Adán se esfuerza en entenderlo, y se le nota, pero le cuesta. Él no puede silenciar en su cabeza el ruido estrepitoso que hacía el agua furiosa que bajaba por el río, un rugido terrorífico. Ni puede olvidar que vio el cauce lleno como nunca lo había visto a punto de desbordarse. “Daba miedo el ruido que hacía y la velocidad tremenda que llevaba. Eso no lo olvidaré nunca”. Tampoco olvidará el despertar del día 30. “El primer día fue desolador. El segundo, ya reaccioné. Vine a la peluquería y saqué todo lo que pude. Al tercer día ya empezamos a limpiar las calles. Me llamó mucho la atención no ver a gente de La Torre”.

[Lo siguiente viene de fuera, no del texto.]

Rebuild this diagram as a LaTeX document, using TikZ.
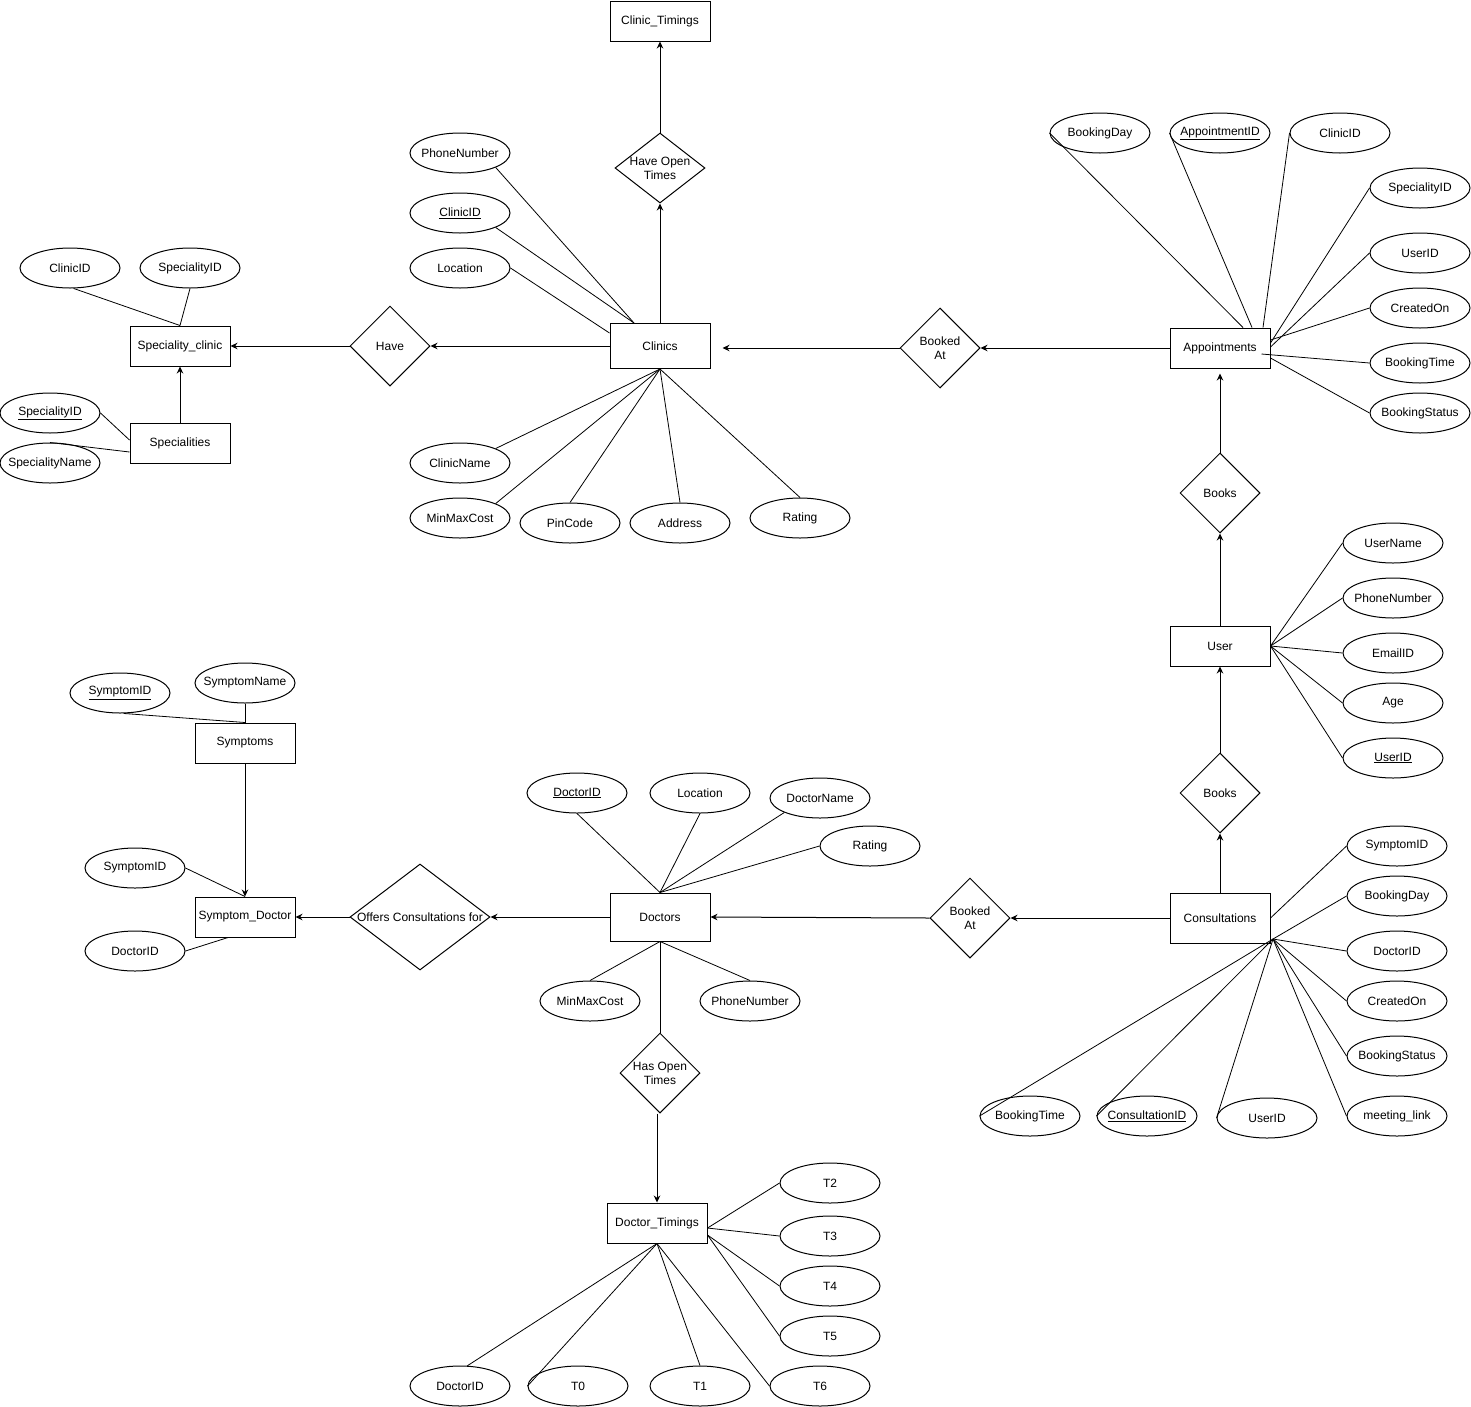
\documentclass[tikz,border=0pt]{standalone}
\usepackage{fontspec}
\setmainfont{Liberation Sans}
\usetikzlibrary{
    shapes.geometric,
    arrows.meta
}
\tikzset{
  every path/.style={
    black,
    line width=0.8pt
  },
  entity/.style={draw, rectangle, line width=1pt, minimum width=100pt, minimum height=40pt, inner sep=0pt},
  attr/.style={draw, ellipse, line width=1pt, minimum width=100pt, minimum height=40pt, inner ysep=0pt, inner xsep=-15pt},
  rel/.style={draw, diamond, line width=1pt, minimum width=80pt, minimum height=80pt, inner sep=0pt},
  arr/.style={-{Stealth[length=7pt,width=6.5pt]}, line width=1pt}
}

\begin{document}
\begin{tikzpicture}[x=1pt,y=-1pt,font=\fontsize{12}{14}\selectfont]
    \useasboundingbox (0,0) rectangle (1471,1406);

    % clinics
    \node[entity] (clinicTimings) at (660,21) {Clinic\_Timings};
    \node[rel, minimum width=90pt, minimum height=70pt, label={[align=center]center:Have Open\\Times}] (haveOpen) at (660,168) {};
    \node[entity, minimum height=45pt] (clinics) at (660,346) {Clinics};
    \node[attr] (clPhone) at (460,153) {PhoneNumber};
    \node[attr] (clId) at (460,213) {\underline{ClinicID}};
    \node[attr] (clLoc) at (460,268) {Location};
    \node[attr] (clName) at (460,463) {ClinicName};
    \node[attr] (clCost) at (460,518) {MinMaxCost};
    \node[attr] (clPin) at (570,523) {PinCode};
    \node[attr] (clAddr) at (680,523) {Address};
    \node[attr] (clRating) at (800,518) {Rating};

    % specialities
    \node[rel, label=center:Have] (have) at (390,346) {};
    \node[entity] (specClinic) at (180,346) {Speciality\_clinic};
    \node[entity] (specs) at (180,443) {Specialities};
    \node[attr] (scClinicId) at (70,268) {ClinicID};
    \node[attr] (scSpecId) at (190,268) {SpecialityID};
    \node[attr] (spId) at (50,413) {\underline{SpecialityID}};
    \node[attr] (spName) at (50,463) {SpecialityName};

    % appointments
    \node[rel, label={[align=center]center:Booked\\At}] (bookedClinic) at (940,348) {};
    \node[entity] (appts) at (1220,348) {Appointments};
    \node[attr] (apDay) at (1100,133) {BookingDay};
    \node[attr] (apId) at (1220,133) {\underline{AppointmentID}};
    \node[attr] (apClinic) at (1340,133) {ClinicID};
    \node[attr] (apSpec) at (1420,188) {SpecialityID};
    \node[attr] (apUser) at (1420,253) {UserID};
    \node[attr] (apCreated) at (1420,308) {CreatedOn};
    \node[attr] (apTime) at (1420,363) {BookingTime};
    \node[attr] (apStatus) at (1420,413) {BookingStatus};

    % user
    \node[rel, label=center:Books] (booksAppt) at (1220,493) {};
    \node[entity] (user) at (1220,646) {User};
    \node[attr] (usName) at (1393,543) {UserName};
    \node[attr] (usPhone) at (1393,598) {PhoneNumber};
    \node[attr] (usEmail) at (1393,653) {EmailID};
    \node[attr] (usAge) at (1393,703) {Age};
    \node[attr] (usId) at (1393,758) {\underline{UserID}};
    \node[rel, label=center:Books] (booksCons) at (1220,793) {};

    % consultations
    \node[entity, minimum height=50pt] (cons) at (1220,918) {Consultations};
    \coordinate (consHub) at (1273,939);
    \node[attr] (csSymptom) at (1397,846) {SymptomID};
    \node[attr] (csDay) at (1397,896) {BookingDay};
    \node[attr] (csDoctor) at (1397,951) {DoctorID};
    \node[attr] (csCreated) at (1397,1001) {CreatedOn};
    \node[attr] (csStatus) at (1397,1056) {BookingStatus};
    \node[attr] (csLink) at (1397,1116) {meeting\_link};
    \node[attr] (csUser) at (1267,1118) {UserID};
    \node[attr] (csId) at (1147,1116) {\underline{ConsultationID}};
    \node[attr] (csTime) at (1030,1116) {BookingTime};
    \node[rel, label={[align=center]center:Booked\\At}] (bookedDoctor) at (970,918) {};

    % doctors
    \node[entity, minimum height=48pt] (doctors) at (660,917) {Doctors};
    \node[attr] (drId) at (577,793) {\underline{DoctorID}};
    \node[attr] (drLoc) at (700,793) {Location};
    \node[attr] (drName) at (820,798) {DoctorName};
    \node[attr] (drRating) at (870,846) {Rating};
    \node[attr] (drCost) at (590,1001) {MinMaxCost};
    \node[attr] (drPhone) at (750,1001) {PhoneNumber};
    \node[rel, label={[align=center]center:Has Open\\Times}] (hasOpen) at (660,1073) {};
    \node[entity] (docTimings) at (657,1223) {Doctor\_Timings};
    \node[attr] (dtId) at (460,1386) {DoctorID};
    \node[attr] (dtT0) at (578,1386) {T0};
    \node[attr] (dtT1) at (700,1386) {T1};
    \node[attr] (dtT6) at (820,1386) {T6};
    \node[attr] (dtT2) at (830,1183) {T2};
    \node[attr] (dtT3) at (830,1236) {T3};
    \node[attr] (dtT4) at (830,1286) {T4};
    \node[attr] (dtT5) at (830,1336) {T5};

    % symptoms
    \node[entity] (symptoms) at (245,743) {Symptoms};
    \node[attr] (syId) at (120,693) {\underline{SymptomID}};
    \node[attr] (syName) at (245,683) {SymptomName};
    \node[entity] (symDoc) at (245,917) {Symptom\_Doctor};
    \node[attr] (sdSymptom) at (135,868) {SymptomID};
    \node[attr] (sdDoctor) at (135,951) {DoctorID};
    \node[rel, minimum width=140pt, minimum height=106pt, label=center:Offers Consultations for] (offers) at (420,917) {};

    % relationships
    \draw[arr] (specs.north) -- (specClinic.south);
    \draw[arr] (have.west) -- (specClinic.east);
    \draw[arr] (clinics.west) -- (have.east);
    \draw[arr] (clinics.north) -- (haveOpen.south);
    \draw[arr] (haveOpen.north) -- (clinicTimings.south);
    \draw[arr, shorten >=12pt] (bookedClinic.west) -- (bookedClinic.west -| clinics.east);
    \draw[arr] (appts.west) -- (bookedClinic.east);
    \draw[arr, shorten >=5pt] (booksAppt.north) -- (appts.south);
    \draw[arr] (user.north) -- (booksAppt.south);
    \draw[arr] (booksCons.north) -- (user.south);
    \draw[arr] (cons.north) -- (booksCons.south);
    \draw[arr] (cons.west) -- (bookedDoctor.east);
    \draw[arr] (bookedDoctor.west) -- (doctors.east);
    \draw[arr] (doctors.west) -- (offers.east);
    \draw[arr] (offers.west) -- (symDoc.east);
    \draw[arr] (symptoms.south) -- (symDoc.north);
    \draw[line width=1pt] (doctors.south) -- (hasOpen.north);
    \draw[arr] (hasOpen.south -| docTimings.north) -- (docTimings.north);

    % attributes
    \draw (scClinicId.-80) -- (specClinic.north);
    \draw (scSpecId.south) -- (specClinic.north);
    \draw (spId.east) -- ([yshift=3pt]specs.west);
    \draw (spName.north) -- ([yshift=-9pt]specs.west);

    \draw (clPhone.south east) -- ([xshift=-26pt]clinics.north);
    \draw (clId.south east) -- ([xshift=-26pt]clinics.north);
    \draw (clLoc.east) -- ([yshift=13pt]clinics.west);
    \draw (clName.north east) -- (clinics.south);
    \draw (clCost.north east) -- (clinics.south);
    \draw (clPin.north) -- (clinics.south);
    \draw (clAddr.north) -- (clinics.south);
    \draw (clRating.north) -- (clinics.south);

    \draw (apDay.west) -- ([xshift=23pt]appts.north);
    \draw (apId.west) -- ([xshift=32pt]appts.north);
    \draw (apClinic.west) -- ([xshift=43pt]appts.north);
    \draw (apSpec.west) -- ([yshift=5pt]appts.east);
    \draw (apUser.west) -- ([yshift=1pt]appts.east);
    \draw (apCreated.west) -- ([yshift=8pt]appts.east);
    \draw (apTime.west) -- ([xshift=-9pt,yshift=-6pt]appts.east);
    \draw (apStatus.west) -- ([yshift=-10pt]appts.east);

    \draw (usName.west) -- (user.east);
    \draw (usPhone.west) -- (user.east);
    \draw (usEmail.west) -- (user.east);
    \draw (usAge.west) -- (user.east);
    \draw (usId.west) -- (user.east);

    \draw (csSymptom.west) -- (cons.east);
    \draw (csDay.west) -- (consHub);
    \draw (csDoctor.west) -- (consHub);
    \draw (csCreated.west) -- (consHub);
    \draw (csStatus.west) -- (consHub);
    \draw (csLink.west) -- (consHub);
    \draw (csUser.west) -- (consHub);
    \draw (csId.west) -- (consHub);
    \draw (csTime.west) -- (consHub);

    \draw (drId.south) -- (doctors.north);
    \draw (drLoc.south) -- (doctors.north);
    \draw (drName.south west) -- (doctors.north);
    \draw (drRating.west) -- (doctors.north);
    \draw (drCost.north) -- (doctors.south);
    \draw (drPhone.north) -- (doctors.south);

    \draw (dtT2.west) -- ([yshift=-5pt]docTimings.east);
    \draw (dtT3.west) -- ([yshift=-5pt]docTimings.east);
    \draw (dtT4.west) -- ([yshift=-12pt]docTimings.east);
    \draw (dtT5.west) -- ([yshift=-12pt]docTimings.east);
    \draw (dtId.70) -- (docTimings.south);
    \draw (dtT0.west) -- (docTimings.south);
    \draw (dtT1.north) -- (docTimings.south);
    \draw (dtT6.west) -- (docTimings.south);

    \draw (syId.-80) -- (symptoms.north);
    \draw (syName.south) -- (symptoms.north);
    \draw (sdSymptom.east) -- (symDoc.north);
    \draw (sdDoctor.east) -- ([xshift=-17pt]symDoc.south);
\end{tikzpicture}
\end{document}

No quiere frustrarse y, como hacía en los maratones, sigue su camino. Por eso ha puesto un cartel en la puerta de su peluquería con la palabra Amunt entre la bandera de España y la ‘senyera’. En la persiana, otro mensaje: ‘Ho aconseguirem’. Y dentro, un recuerdo menos explícito, la tabla que tiene colgada de la pared con algunos recuerdos, que Adán no piensa limpiar de barro para que quede como una señal de lo que fue ese tsunami devastador. Porque al final somos recuerdos: un maratón heroico, un desastre natural muy doloroso o aquel año en el que Forrest Gump cogió a la última clasificada del maratón y le pidió que no abandonara. Y para animarla, se puso al lado de ella.

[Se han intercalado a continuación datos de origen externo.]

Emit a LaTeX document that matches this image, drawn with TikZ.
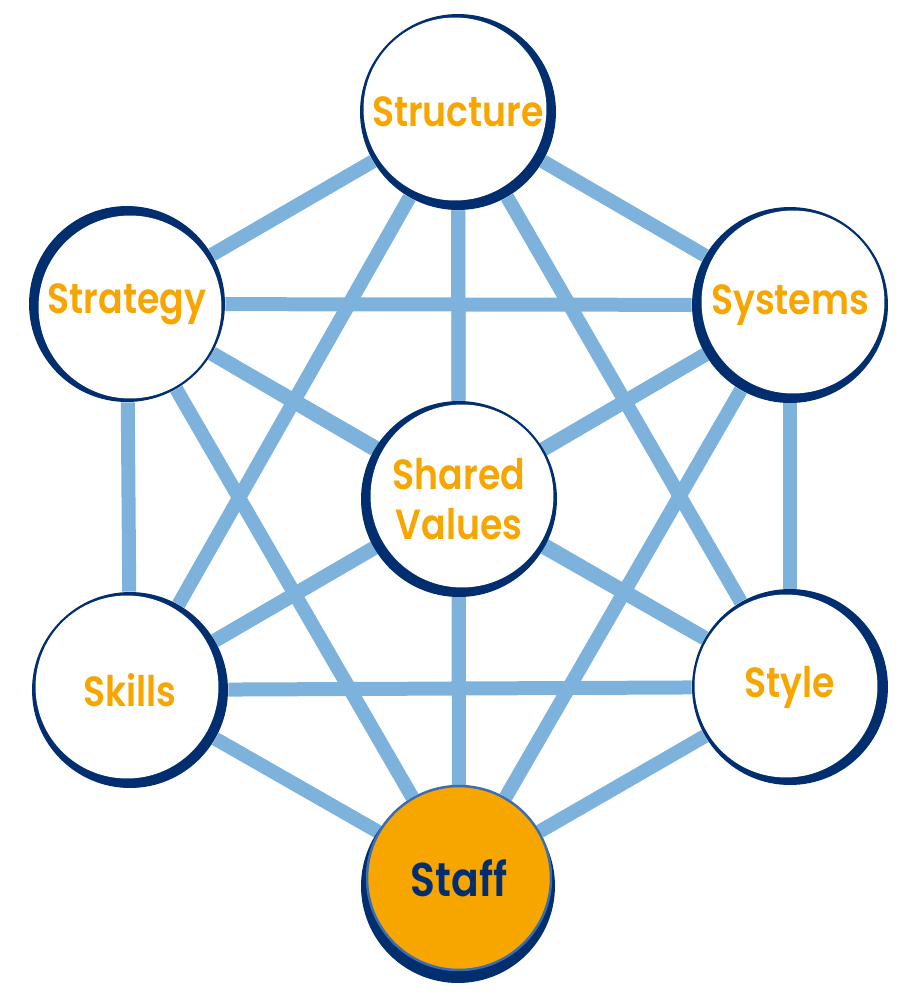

Era una mujer de Costa Rica que había perdido a sus padres en un mismo año y que se había prometido correr el Maratón de Valencia en su memoria. Lo logró, en parte, porque un Forrest Gump de La Torre, Adán, estuvo a su lado. Ahora es Adán, son los vecinos de La Torre, son los ciudadanos de las poblaciones afectadas, quienes necesitan que haya alguien a su lado durante los próximos meses. Porque ahora mismo todavía no se ve la meta al fondo.